Thursday, January 28, 2016

Concentration Camp Forgiveness

In Nazi Hunter, Simon Wiesenthal’s book The Sunflower, he discusses a situation that occurred while he was in a Jewish Ghetto during the WW II. He was performing duties for the soldiers when a nurse came for him and took him to a hospital room where an SS officer named Karl lay dying. The officer stated he wanted to confess his sins to a Jew and proceeded to speak of his crimes. At the end, he asked Simon for forgiveness. Simon turned and walked away. The nurse implored him to return, but he continued to walk away. For years following the war, Simon asked himself and others, “Did I do the right thing?” I cannot say, but obviously Simon carried a burden the rest of his life for the decision he made or he would not continue asking the question. Conversely, Cory Tin Boon, a Dutch Reform Christian, the author of the “Hiding Place” who was sent to Ravensbrook Consentration camp for assisting Jews, where the rest of her family died, tells the story of giving a lecture in Munich after the war. She spoke of Christ’s love and forgiveness. After the talk she was approached by a man she recognized as an SS officer from the camp. She remembered the cruelness and mocking and the death of her family members. The one time guard extended a hand and stated, “How grateful I am for your message Fräulein”, he said “To think that, as you say, He has washed my sins away!” Cory states, I tried to smile, I struggled to raise my hand. I could not. I felt nothing, not the slightest spark of warmth or charity. And so again I breathed a silent prayer. Jesus, I cannot forgive him. Give me Your Forgiveness.
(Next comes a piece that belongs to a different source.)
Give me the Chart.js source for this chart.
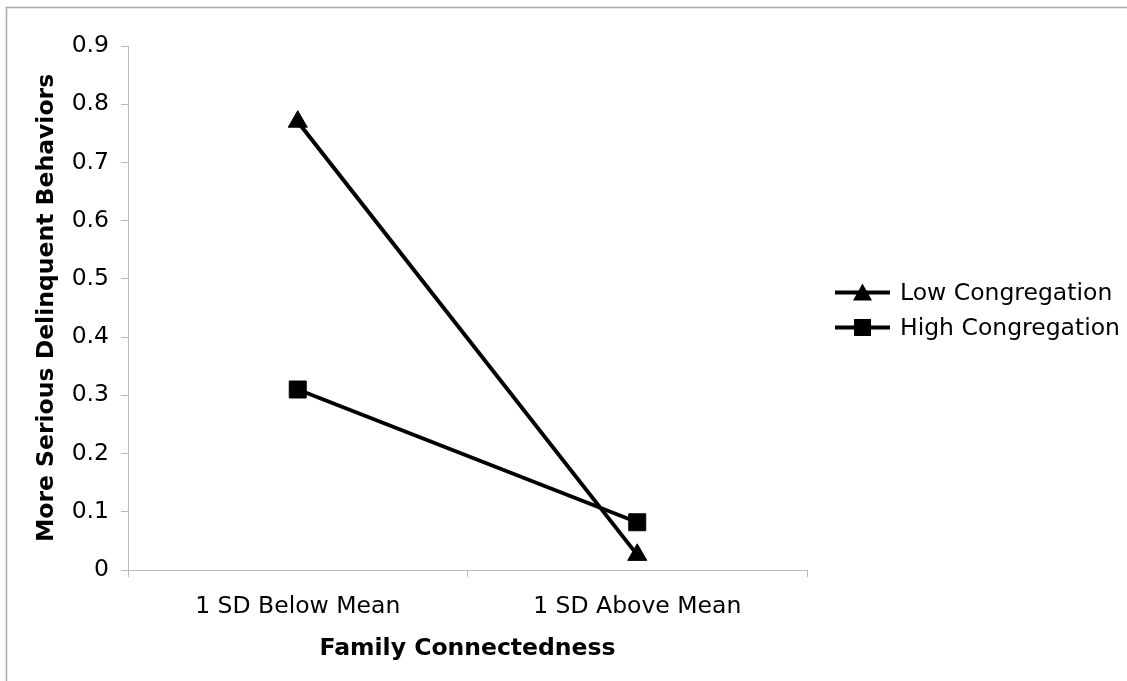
<!DOCTYPE html>
<html>
<head>
<meta charset="utf-8">
<script src="https://cdn.jsdelivr.net/npm/chart.js@4"></script>
<style>
  body { margin: 0; background: #fff; }
  #wrap { width: 1127px; height: 681px; }
</style>
</head>
<body>
<div id="wrap"><canvas id="lineChart" width="1127" height="681"></canvas></div>
<script>
var categories = ["1 SD Below Mean", "1 SD Above Mean"];
var lowCongregation = [0.77, 0.026];
var highCongregation = [0.31, 0.082];
var yTicks = [0, 0.1, 0.2, 0.3, 0.4, 0.5, 0.6, 0.7, 0.8, 0.9];

var FONT = "'DejaVu Sans', Verdana, sans-serif";
var FS = 23.5;

// legend sample: line with marker in the middle
function drawIcon(g, shape, x, y) {
    g.fillStyle = '#000';
    g.fillRect(x, y - 2, 55, 4);
    if (shape === 'triangle') {
        g.beginPath();
        g.moveTo(x + 27.5, y - 9);
        g.lineTo(x + 37, y + 8);
        g.lineTo(x + 18, y + 8);
        g.closePath();
        g.fill();
    } else {
        g.fillRect(x + 19, y - 8.5, 17, 17);
    }
}

var frame = {
    id: 'frame',
    beforeDraw: function (chart) {
        var ctx = chart.ctx;
        ctx.save();
        ctx.fillStyle = '#fff';
        ctx.fillRect(0, 0, chart.width, chart.height);
        ctx.strokeStyle = '#aaa';
        ctx.lineWidth = 1.5;
        ctx.beginPath();
        ctx.moveTo(6.5, chart.height);
        ctx.lineTo(6.5, 7.5);
        ctx.lineTo(chart.width, 7.5);
        ctx.stroke();
        ctx.restore();
    }
};

// legend to the right of the plot area
var sideLegend = {
    id: 'sideLegend',
    afterDraw: function (chart) {
        var ctx = chart.ctx;
        var area = chart.chartArea;
        var x = area.right + 28;
        var mid = (area.top + area.bottom) / 2 + 2;
        var rows = [mid - 17.5, mid + 17.5];
        ctx.save();
        ctx.font = FS + "px " + FONT;
        ctx.fillStyle = '#000';
        ctx.textBaseline = 'middle';
        chart.data.datasets.forEach(function (ds, i) {
            drawIcon(ctx, ds.pointStyle, x, rows[i]);
            ctx.fillStyle = '#000';
            ctx.fillText(ds.label, x + 65, rows[i] + 1);
        });
        ctx.restore();
    }
};

var ctxL = document.getElementById("lineChart").getContext('2d');
var myLineChart = new Chart(ctxL, {
    type: 'line',
    data: {
        labels: categories,
        datasets: [{
                label: "Low Congregation",
                data: lowCongregation,
                borderColor: '#000',
                backgroundColor: '#000',
                borderWidth: 4,
                pointStyle: 'triangle',
                pointRadius: 11,
                pointBorderWidth: 1,
                tension: 0
            }, {
                label: "High Congregation",
                data: highCongregation,
                borderColor: '#000',
                backgroundColor: '#000',
                borderWidth: 4,
                pointStyle: 'rect',
                pointRadius: 12,
                pointBorderWidth: 1,
                tension: 0
            }
        ]
    },
    plugins: [frame, sideLegend],
    options: {
        responsive: false,
        animation: false,
        devicePixelRatio: 1,
        layout: { padding: { top: 46, right: 320, left: 0, bottom: 0 } },
        plugins: {
            tooltip: { enabled: false },
            legend: { display: false }
        },
        scales: {
            x: {
                offset: true,
                grid: { offset: true, drawOnChartArea: false, color: '#bbb', tickLength: 7 },
                border: { color: '#bbb' },
                ticks: { color: '#000', font: { family: FONT, size: FS }, padding: 16 },
                title: {
                    display: true,
                    text: 'Family Connectedness',
                    color: '#000',
                    font: { family: FONT, size: FS, weight: 'bold' },
                    padding: { top: 10, bottom: 18 }
                },
                afterFit: function (s) { s.height = 111; }
            },
            y: {
                min: 0,
                max: 0.9,
                afterBuildTicks: function (s) { s.ticks = yTicks.map(function (v) { return { value: v }; }); },
                grid: { drawOnChartArea: false, color: '#bbb', tickLength: 7 },
                border: { color: '#bbb' },
                ticks: { color: '#000', font: { family: FONT, size: FS }, padding: 12 },
                title: {
                    display: true,
                    text: 'More Serious Delinquent Behaviors',
                    color: '#000',
                    font: { family: FONT, size: FS, weight: 'bold' },
                    padding: { top: 33, bottom: 0 }
                },
                afterFit: function (s) { s.width = 128; }
            }
        }
    }
});
</script>
</body>
</html>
As I took his hand the most incredible thing happened. From my shoulder along my arm and through my hand a current seemed to pass from me to him, while into my heart sprang a love for this stranger that almost overwhelmed me. And so I discovered that it is not on our forgiveness any more than on our goodness that the world’s healing hinges, but on His. When He tells us to love our enemies, He gives, along with the command, the love itself. Jesus nailed to a wooden cross cried out to God to forgive those who were killing him because they did not understand what they were doing.